▽
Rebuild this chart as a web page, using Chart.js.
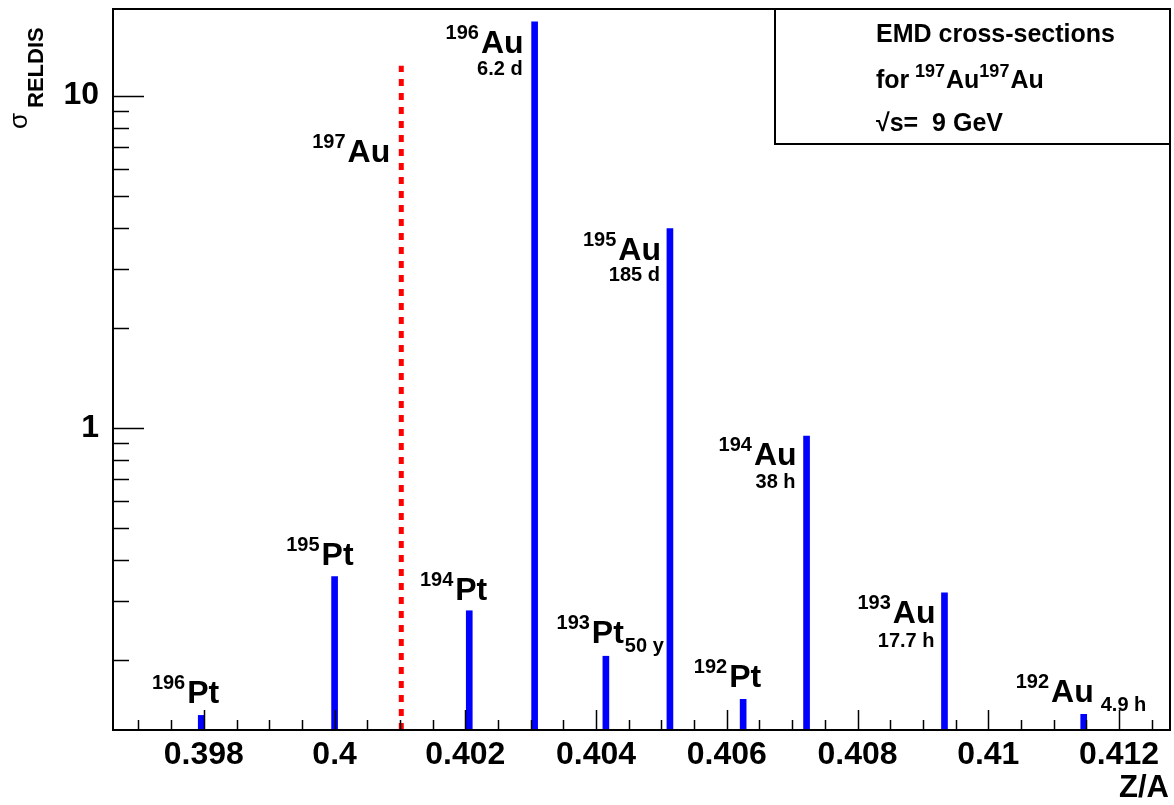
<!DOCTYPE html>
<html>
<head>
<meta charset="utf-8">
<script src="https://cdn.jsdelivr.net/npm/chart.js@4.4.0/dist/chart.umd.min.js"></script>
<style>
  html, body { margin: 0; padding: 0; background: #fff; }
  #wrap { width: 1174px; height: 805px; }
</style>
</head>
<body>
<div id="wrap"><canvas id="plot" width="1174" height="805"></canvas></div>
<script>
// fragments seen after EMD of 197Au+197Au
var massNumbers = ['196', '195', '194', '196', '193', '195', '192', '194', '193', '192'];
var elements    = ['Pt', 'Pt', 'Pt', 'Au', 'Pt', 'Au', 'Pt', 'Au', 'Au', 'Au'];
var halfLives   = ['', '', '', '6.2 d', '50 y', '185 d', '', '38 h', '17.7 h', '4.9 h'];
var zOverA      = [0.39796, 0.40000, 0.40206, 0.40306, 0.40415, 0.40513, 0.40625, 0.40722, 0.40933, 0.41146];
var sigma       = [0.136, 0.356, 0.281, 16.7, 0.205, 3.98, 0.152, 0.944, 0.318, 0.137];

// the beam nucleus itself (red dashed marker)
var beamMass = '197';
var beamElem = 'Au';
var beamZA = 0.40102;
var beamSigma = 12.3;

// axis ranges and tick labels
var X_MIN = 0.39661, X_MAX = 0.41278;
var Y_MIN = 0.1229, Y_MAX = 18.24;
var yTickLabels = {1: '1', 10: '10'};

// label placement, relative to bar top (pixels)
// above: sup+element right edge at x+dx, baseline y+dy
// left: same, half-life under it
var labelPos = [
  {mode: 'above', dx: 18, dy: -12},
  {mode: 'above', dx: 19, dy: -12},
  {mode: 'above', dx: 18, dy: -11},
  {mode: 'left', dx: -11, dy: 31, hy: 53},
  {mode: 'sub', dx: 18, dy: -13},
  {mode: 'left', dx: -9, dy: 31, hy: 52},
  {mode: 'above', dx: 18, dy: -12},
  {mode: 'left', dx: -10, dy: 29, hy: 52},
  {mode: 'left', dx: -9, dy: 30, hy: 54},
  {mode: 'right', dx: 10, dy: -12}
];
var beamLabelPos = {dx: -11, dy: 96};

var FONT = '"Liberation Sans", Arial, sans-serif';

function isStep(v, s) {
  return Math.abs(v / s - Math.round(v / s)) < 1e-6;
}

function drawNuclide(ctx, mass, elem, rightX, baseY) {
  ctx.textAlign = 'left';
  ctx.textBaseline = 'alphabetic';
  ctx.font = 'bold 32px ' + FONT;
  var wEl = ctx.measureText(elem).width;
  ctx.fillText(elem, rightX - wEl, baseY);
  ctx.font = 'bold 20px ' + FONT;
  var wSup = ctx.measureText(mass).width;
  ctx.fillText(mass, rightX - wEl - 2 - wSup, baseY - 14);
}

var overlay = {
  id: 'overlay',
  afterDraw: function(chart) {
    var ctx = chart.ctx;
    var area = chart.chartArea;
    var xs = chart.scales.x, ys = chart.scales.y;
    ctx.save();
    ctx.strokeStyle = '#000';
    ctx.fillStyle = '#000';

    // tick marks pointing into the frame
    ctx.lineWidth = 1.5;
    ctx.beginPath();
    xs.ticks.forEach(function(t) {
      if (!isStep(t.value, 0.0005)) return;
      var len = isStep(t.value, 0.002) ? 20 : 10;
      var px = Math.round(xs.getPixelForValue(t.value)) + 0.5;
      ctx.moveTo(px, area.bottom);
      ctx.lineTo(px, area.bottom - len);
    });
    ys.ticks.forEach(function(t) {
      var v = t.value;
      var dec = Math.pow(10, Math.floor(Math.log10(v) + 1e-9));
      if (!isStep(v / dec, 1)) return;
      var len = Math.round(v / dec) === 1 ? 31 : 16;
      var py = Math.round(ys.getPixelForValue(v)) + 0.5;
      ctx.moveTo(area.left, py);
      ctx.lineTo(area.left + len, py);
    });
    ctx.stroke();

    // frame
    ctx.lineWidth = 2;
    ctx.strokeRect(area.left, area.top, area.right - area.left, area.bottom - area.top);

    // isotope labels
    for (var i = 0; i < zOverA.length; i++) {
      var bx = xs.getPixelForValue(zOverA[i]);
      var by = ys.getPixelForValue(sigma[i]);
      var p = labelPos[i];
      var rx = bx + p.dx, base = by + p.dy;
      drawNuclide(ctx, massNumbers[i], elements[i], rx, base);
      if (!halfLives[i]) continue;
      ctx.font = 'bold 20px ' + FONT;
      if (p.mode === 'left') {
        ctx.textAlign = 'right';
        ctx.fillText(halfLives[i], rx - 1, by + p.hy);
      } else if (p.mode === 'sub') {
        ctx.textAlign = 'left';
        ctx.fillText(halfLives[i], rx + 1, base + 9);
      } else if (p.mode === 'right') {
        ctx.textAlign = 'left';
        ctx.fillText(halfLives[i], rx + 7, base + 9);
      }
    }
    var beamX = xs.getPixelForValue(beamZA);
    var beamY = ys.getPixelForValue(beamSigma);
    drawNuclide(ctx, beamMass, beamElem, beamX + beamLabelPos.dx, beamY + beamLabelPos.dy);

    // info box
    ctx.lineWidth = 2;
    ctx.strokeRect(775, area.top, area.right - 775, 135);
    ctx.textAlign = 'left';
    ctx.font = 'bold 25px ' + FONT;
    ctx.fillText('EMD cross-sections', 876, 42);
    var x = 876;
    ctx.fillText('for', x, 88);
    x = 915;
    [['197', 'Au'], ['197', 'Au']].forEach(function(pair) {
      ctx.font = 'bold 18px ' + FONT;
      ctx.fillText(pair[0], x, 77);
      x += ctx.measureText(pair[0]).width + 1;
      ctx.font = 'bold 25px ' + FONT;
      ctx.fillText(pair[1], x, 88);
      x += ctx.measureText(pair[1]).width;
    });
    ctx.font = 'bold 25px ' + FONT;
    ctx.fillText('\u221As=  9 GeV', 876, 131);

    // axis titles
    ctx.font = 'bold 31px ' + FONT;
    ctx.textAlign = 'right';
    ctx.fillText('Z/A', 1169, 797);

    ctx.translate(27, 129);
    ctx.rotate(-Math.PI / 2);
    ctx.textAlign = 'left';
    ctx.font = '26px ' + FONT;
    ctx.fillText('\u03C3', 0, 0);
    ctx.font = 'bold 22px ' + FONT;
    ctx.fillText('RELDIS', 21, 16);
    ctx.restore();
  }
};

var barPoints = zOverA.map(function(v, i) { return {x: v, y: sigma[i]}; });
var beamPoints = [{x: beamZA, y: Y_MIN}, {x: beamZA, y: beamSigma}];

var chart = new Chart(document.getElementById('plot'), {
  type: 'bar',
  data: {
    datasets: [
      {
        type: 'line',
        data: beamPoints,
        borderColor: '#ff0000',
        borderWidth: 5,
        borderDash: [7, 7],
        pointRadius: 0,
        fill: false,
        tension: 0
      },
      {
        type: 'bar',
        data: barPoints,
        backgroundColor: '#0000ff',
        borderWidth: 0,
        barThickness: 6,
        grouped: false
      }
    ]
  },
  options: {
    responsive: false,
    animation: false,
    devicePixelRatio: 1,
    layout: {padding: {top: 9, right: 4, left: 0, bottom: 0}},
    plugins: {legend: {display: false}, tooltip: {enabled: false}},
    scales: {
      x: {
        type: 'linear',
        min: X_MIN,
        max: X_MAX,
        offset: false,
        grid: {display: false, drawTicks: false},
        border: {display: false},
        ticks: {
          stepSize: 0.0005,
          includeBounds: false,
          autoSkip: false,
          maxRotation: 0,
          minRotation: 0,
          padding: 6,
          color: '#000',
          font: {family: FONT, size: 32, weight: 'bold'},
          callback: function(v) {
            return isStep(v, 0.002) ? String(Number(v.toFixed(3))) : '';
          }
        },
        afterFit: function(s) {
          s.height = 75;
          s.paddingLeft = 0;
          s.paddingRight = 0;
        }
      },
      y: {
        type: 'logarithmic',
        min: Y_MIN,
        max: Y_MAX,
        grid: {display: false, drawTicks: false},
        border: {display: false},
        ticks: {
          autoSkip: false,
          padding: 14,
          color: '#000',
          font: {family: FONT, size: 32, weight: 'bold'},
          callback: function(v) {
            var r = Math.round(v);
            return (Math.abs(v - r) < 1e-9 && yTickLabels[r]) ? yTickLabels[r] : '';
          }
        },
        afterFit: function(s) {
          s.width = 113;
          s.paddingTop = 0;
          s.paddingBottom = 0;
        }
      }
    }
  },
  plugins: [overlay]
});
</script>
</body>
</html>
△
# [TASK]
Reproduce the material above exactly, first line through the line that contains "var beamSigma = 12.3;", minus the pictures.

# [REPLY TO THE EXERCISE]
Rebuild this chart as a web page, using Chart.js.
<!DOCTYPE html>
<html>
<head>
<meta charset="utf-8">
<script src="https://cdn.jsdelivr.net/npm/chart.js@4.4.0/dist/chart.umd.min.js"></script>
<style>
  html, body { margin: 0; padding: 0; background: #fff; }
  #wrap { width: 1174px; height: 805px; }
</style>
</head>
<body>
<div id="wrap"><canvas id="plot" width="1174" height="805"></canvas></div>
<script>
// fragments seen after EMD of 197Au+197Au
var massNumbers = ['196', '195', '194', '196', '193', '195', '192', '194', '193', '192'];
var elements    = ['Pt', 'Pt', 'Pt', 'Au', 'Pt', 'Au', 'Pt', 'Au', 'Au', 'Au'];
var halfLives   = ['', '', '', '6.2 d', '50 y', '185 d', '', '38 h', '17.7 h', '4.9 h'];
var zOverA      = [0.39796, 0.40000, 0.40206, 0.40306, 0.40415, 0.40513, 0.40625, 0.40722, 0.40933, 0.41146];
var sigma       = [0.136, 0.356, 0.281, 16.7, 0.205, 3.98, 0.152, 0.944, 0.318, 0.137];

// the beam nucleus itself (red dashed marker)
var beamMass = '197';
var beamElem = 'Au';
var beamZA = 0.40102;
var beamSigma = 12.3;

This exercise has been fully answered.